> Your task
Would you repeat the listing exactly but omit every picture?
═══ Supplied information ═══
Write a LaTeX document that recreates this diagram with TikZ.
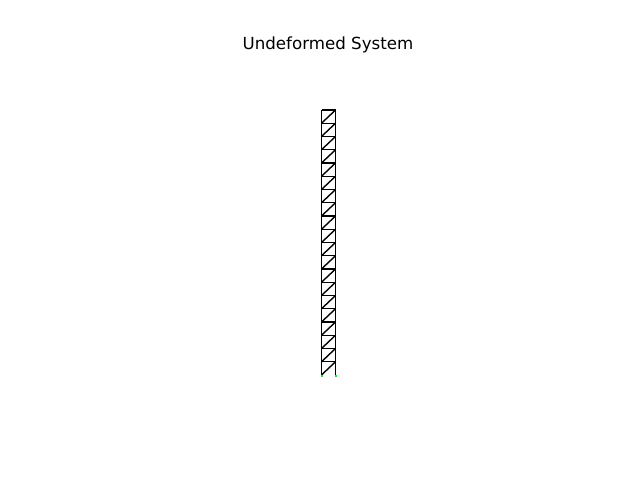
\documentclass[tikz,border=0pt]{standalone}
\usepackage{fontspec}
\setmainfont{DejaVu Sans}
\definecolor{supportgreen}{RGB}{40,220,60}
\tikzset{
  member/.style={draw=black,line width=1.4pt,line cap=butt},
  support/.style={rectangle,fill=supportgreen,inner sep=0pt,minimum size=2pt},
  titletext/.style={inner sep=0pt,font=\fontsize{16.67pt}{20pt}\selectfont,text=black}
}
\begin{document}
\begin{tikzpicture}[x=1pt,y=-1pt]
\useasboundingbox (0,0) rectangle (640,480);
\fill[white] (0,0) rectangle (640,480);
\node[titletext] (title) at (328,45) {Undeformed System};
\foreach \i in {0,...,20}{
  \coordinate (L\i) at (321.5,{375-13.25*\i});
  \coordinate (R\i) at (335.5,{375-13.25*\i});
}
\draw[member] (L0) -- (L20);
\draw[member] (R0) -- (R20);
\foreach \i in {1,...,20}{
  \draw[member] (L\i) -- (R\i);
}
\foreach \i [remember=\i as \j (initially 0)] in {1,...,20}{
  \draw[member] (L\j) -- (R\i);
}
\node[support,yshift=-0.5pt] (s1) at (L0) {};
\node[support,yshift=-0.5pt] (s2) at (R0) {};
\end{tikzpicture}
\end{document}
═══
> Written answer
Write a LaTeX document that recreates this diagram with TikZ.
\documentclass[tikz,border=0pt]{standalone}
\usepackage{fontspec}
\setmainfont{DejaVu Sans}
\definecolor{supportgreen}{RGB}{40,220,60}
\tikzset{
  member/.style={draw=black,line width=1.4pt,line cap=butt},
  support/.style={rectangle,fill=supportgreen,inner sep=0pt,minimum size=2pt},
  titletext/.style={inner sep=0pt,font=\fontsize{16.67pt}{20pt}\selectfont,text=black}
}
\begin{document}
\begin{tikzpicture}[x=1pt,y=-1pt]
\useasboundingbox (0,0) rectangle (640,480);
\fill[white] (0,0) rectangle (640,480);
\node[titletext] (title) at (328,45) {Undeformed System};
\foreach \i in {0,...,20}{
  \coordinate (L\i) at (321.5,{375-13.25*\i});
  \coordinate (R\i) at (335.5,{375-13.25*\i});
}
\draw[member] (L0) -- (L20);
\draw[member] (R0) -- (R20);
\foreach \i in {1,...,20}{
  \draw[member] (L\i) -- (R\i);
}
\foreach \i [remember=\i as \j (initially 0)] in {1,...,20}{
  \draw[member] (L\j) -- (R\i);
}
\node[support,yshift=-0.5pt] (s1) at (L0) {};
\node[support,yshift=-0.5pt] (s2) at (R0) {};
\end{tikzpicture}
\end{document}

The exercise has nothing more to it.